10.5. The exclusions within clause 10 do not reverse the burden of proof to the disadvantage of the Customer.
10.6. The aforementioned exclusions and limitations of liability shall apply to the same extent to the benefit of us, our, legal representatives, our employees and other vicarious agents.
10.7. The limitations of this clause 10. shall not apply to our liability for intentional or grossly negligent conduct, for guaranteed quality characteristics, in the event of a breach of the contractual obligations, the fulfilment of which enables the proper execution of the contract in the first place and on the observance of which the Customer regularly relies and can rely (being the cardinal obligations), in the event of injury or endangerment of life, body or health.

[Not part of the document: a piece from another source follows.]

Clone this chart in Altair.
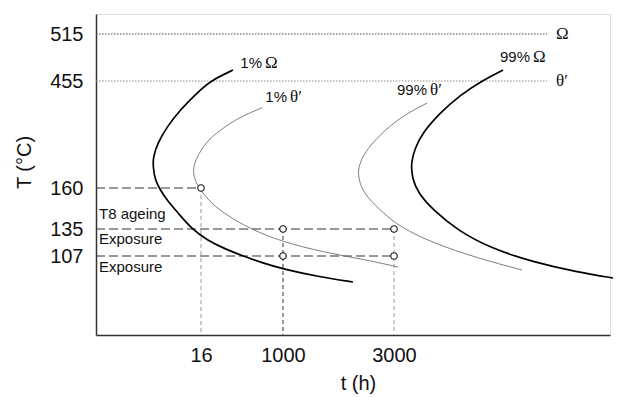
import altair as alt
import pandas as pd

# ---- axis ticks (schematic, non-linear axes) ----
t_ticks = [16, 1000, 3000]
T_ticks = [107, 135, 160, 455, 515]

# piecewise-linear schematic scales: break values of the axes
t_breaks = [0, 16, 1000, 3000, 5700]
T_breaks = [28, 107, 135, 160, 455, 515, 540]
x_range = [0, 105, 187, 298, 514]
y_range = [321, 242, 215, 174, 67, 20, 0]

# ---- transformation curves, t (h) and T (°C) ----
omega1_t = [400, 124, 15.4, 12.8, 10.8, 9.4, 8.7, 8.7, 9.0, 9.8, 10.8, 12.5, 14.6,
            88, 304, 520, 760, 1000, 1667, 2261]
omega1_T = [469, 455, 422, 375, 328, 284, 245, 218, 182, 158.8, 152.7, 144.8, 135,
            123.6, 114.3, 107, 100, 94, 86, 81]

theta1_t = [748, 484, 244, 64, 15.4, 14.8, 14.9, 15.7, 100, 280, 604, 1000, 1721, 2514, 3050]
theta1_T = [381, 356, 320, 284, 245, 218, 188, 160, 152.7, 144.8, 135, 121.5, 111.1, 103, 96]

theta99_t = [3413, 3200, 2982, 2694, 2477, 2369, 2351, 2405, 2514, 2802, 3075, 3488, 4038, 4600]
theta99_T = [394, 370, 339, 298, 259, 223, 196, 163, 154.5, 144.8, 136.2, 120.5, 105, 93]

omega99_t = [4363, 4113, 3825, 3575, 3363, 3263, 3213, 3225, 3300, 3488, 3788, 4200,
             4738, 5288, 5738]
omega99_T = [469, 456, 416, 367, 314, 270, 232, 188, 157, 146.6, 134, 115.3, 101, 91, 85]

# ---- solvus lines ----
solvus_T = [515, 455]
solvus_name = ["Ω", "θ′"]
solvus_end = [4913, 4913]
solvus_label_t = [5025, 5025]

# ---- exposure / ageing points ----
pts_t = [16, 1000, 1000, 3000, 3000]
pts_T = [160, 135, 107, 135, 107]

h_lines_T = [160, 135, 107]
h_lines_end = [16, 3000, 3000]
v_lines_t = [16, 1000, 3000]
v_lines_top = [160, 135, 135]
v_lines_color = ["#9a9a9a", "#333333", "#9a9a9a"]

# ---- annotations ----
ann_text = ["T8 ageing", "Exposure", "Exposure"]
ann_T = [144, 124.6, 96]

lab_num = ["1%", "1%", "99%", "99%"]
lab_greek = ["Ω", "θ′", "Ω", "θ′"]
lab_t = [760, 1090, 4713, 3425]
lab_T = [478, 411, 486, 430]

# ---------------------------------------------------------------
xs = alt.Scale(domain=t_breaks, range=x_range, nice=False, zero=False)
ys = alt.Scale(domain=T_breaks, range=y_range, nice=False, zero=False)

x_axis = alt.Axis(values=t_ticks, format="d", ticks=False, grid=False, labelOverlap=False,
                  labelFontSize=20, labelPadding=10, labelColor="#111",
                  titleFontSize=20, titleFontWeight="normal", titlePadding=8, titleColor="#111",
                  titleX=262, domainColor="#333", domainWidth=1.5, labelFlush=False,
                  labelBound=False)
y_axis = alt.Axis(values=T_ticks, format="d", ticks=False, grid=False, labelOverlap=False,
                  labelFontSize=20, labelPadding=13, labelColor="#111",
                  titleFontSize=20, titleFontWeight="normal", titlePadding=15, titleColor="#111",
                  titleY=148, domainColor="#333", domainWidth=1.5, labelFlush=False,
                  labelBound=False)


def X(f):
    return alt.X(f, type="quantitative", scale=xs, axis=x_axis, title="t (h)")


def Y(f):
    return alt.Y(f, type="quantitative", scale=ys, axis=y_axis, title="T (°C)")


rows = []
for name, phase, ts, Ts in [("1% Ω", "omega", omega1_t, omega1_T),
                            ("1% θ′", "theta", theta1_t, theta1_T),
                            ("99% θ′", "theta", theta99_t, theta99_T),
                            ("99% Ω", "omega", omega99_t, omega99_T)]:
    for i, (a, b) in enumerate(zip(ts, Ts)):
        rows.append({"curve": name, "phase": phase, "idx": i, "t": a, "T": b})
curves = pd.DataFrame(rows)

solvus = pd.DataFrame({"T": solvus_T, "t0": [0] * len(solvus_T), "t1": solvus_end,
                       "name": solvus_name, "tl": solvus_label_t,
                       "col": ["#444444", "#8a8a8a"]})
hl = pd.DataFrame({"T": h_lines_T, "t0": [0] * 3, "t1": h_lines_end})
vl = pd.DataFrame({"t": v_lines_t, "T": v_lines_top, "Tb": [T_breaks[0]] * 3, "col": v_lines_color})
pts = pd.DataFrame({"t": pts_t, "T": pts_T})
ann = pd.DataFrame({"t": [0] * 3, "T": ann_T, "text": ann_text})
labs = pd.DataFrame({"t": lab_t, "T": lab_T, "num": lab_num, "greek": lab_greek})

solvus_lines = alt.Chart(solvus).mark_rule(strokeDash=[1.5, 1.5], strokeWidth=1).encode(
    x=X("t0"), x2="t1", y=Y("T"), color=alt.Color("col:N", scale=None))
solvus_text = alt.Chart(solvus).mark_text(align="left", baseline="middle", font="Liberation Serif",
                                          fontSize=17, color="#111").encode(
    x=X("tl"), y=Y("T"), text="name:N")

h_dash = alt.Chart(hl).mark_rule(strokeDash=[9, 4], strokeWidth=1, color="#333").encode(
    x=X("t0"), x2="t1", y=Y("T"))
v_dash = alt.Chart(vl).mark_rule(strokeDash=[4, 3], strokeWidth=1).encode(
    x=X("t"), y=Y("T"), y2="Tb", color=alt.Color("col:N", scale=None))

omega_lines = alt.Chart(curves).transform_filter(alt.datum.phase == "omega").mark_line(
    color="#000", strokeWidth=1.7, interpolate="basis").encode(
    x=X("t"), y=Y("T"), detail="curve:N", order="idx:Q")
theta_lines = alt.Chart(curves).transform_filter(alt.datum.phase == "theta").mark_line(
    color="#6f6f6f", strokeWidth=0.9, interpolate="basis").encode(
    x=X("t"), y=Y("T"), detail="curve:N", order="idx:Q")

circles = alt.Chart(pts).mark_point(shape="circle", filled=True, fill="white", stroke="#111",
                                    strokeWidth=1.1, size=42, opacity=1).encode(
    x=X("t"), y=Y("T"))

ann_text_l = alt.Chart(ann).mark_text(align="left", baseline="middle", dx=3, fontSize=15,
                                      font="Liberation Sans", color="#111").encode(
    x=X("t"), y=Y("T"), text="text:N")

lab_num_l = alt.Chart(labs).mark_text(align="right", baseline="middle", dx=-1, fontSize=15,
                                      font="Liberation Sans", color="#111").encode(
    x=X("t"), y=Y("T"), text="num:N")
lab_greek_l = alt.Chart(labs).mark_text(align="left", baseline="middle", dx=2, fontSize=17,
                                        font="Liberation Serif", color="#111").encode(
    x=X("t"), y=Y("T"), text="greek:N")

chart = alt.layer(
    solvus_lines, h_dash, v_dash, theta_lines, omega_lines, circles,
    solvus_text, ann_text_l, lab_num_l, lab_greek_l
).properties(
    width=514, height=321,
    autosize=alt.AutoSizeParams(type="none"),
    padding={"left": 96, "top": 14, "right": 8, "bottom": 62},
).configure_view(stroke=None).configure(font="Liberation Sans", background="white")

chart.save("out.html", embed_options={"renderer": "svg", "actions": False})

10.8. This shall not affect our liability under the Product Liability Act. Data protection rights are not covered under this liability provision.
11. Final Clauses, Jurisdiction
11.1. If the Customer is a business person, a legal entity under public law or a special public fund or has no general place of jurisdiction in the Federal Republic of Germany, the place of jurisdiction for any disputes arising under the business relationship between us and the Customer is at our discretion Biberach/Riss, Germany or the Customer's domicile., however, Biberach/Riss, Germany is the exclusive place of jurisdiction. Mandatory legal provisions on exclusive jurisdictions shall remain unaffected by this provision.
11.2. If the contract or these Business Terms have provisions which have been omitted by the parties , those missing omissions shall be deemed agreed in accordance with the legally effective rules which the parties to the contract would have agreed on within the spirit if the agreement (i.e. their economic goals), had the parties known about the omitted provision.
11.3. Additions and amendments to the contract between us and the Customer, including these Business Terms must be in writing. With the exception of Managing Directors and authorised signatories, our employees are not authorised to make any deviating verbal agreements. Writing includes fax and/or email, provided that the communication is the signed amendment is transmitted.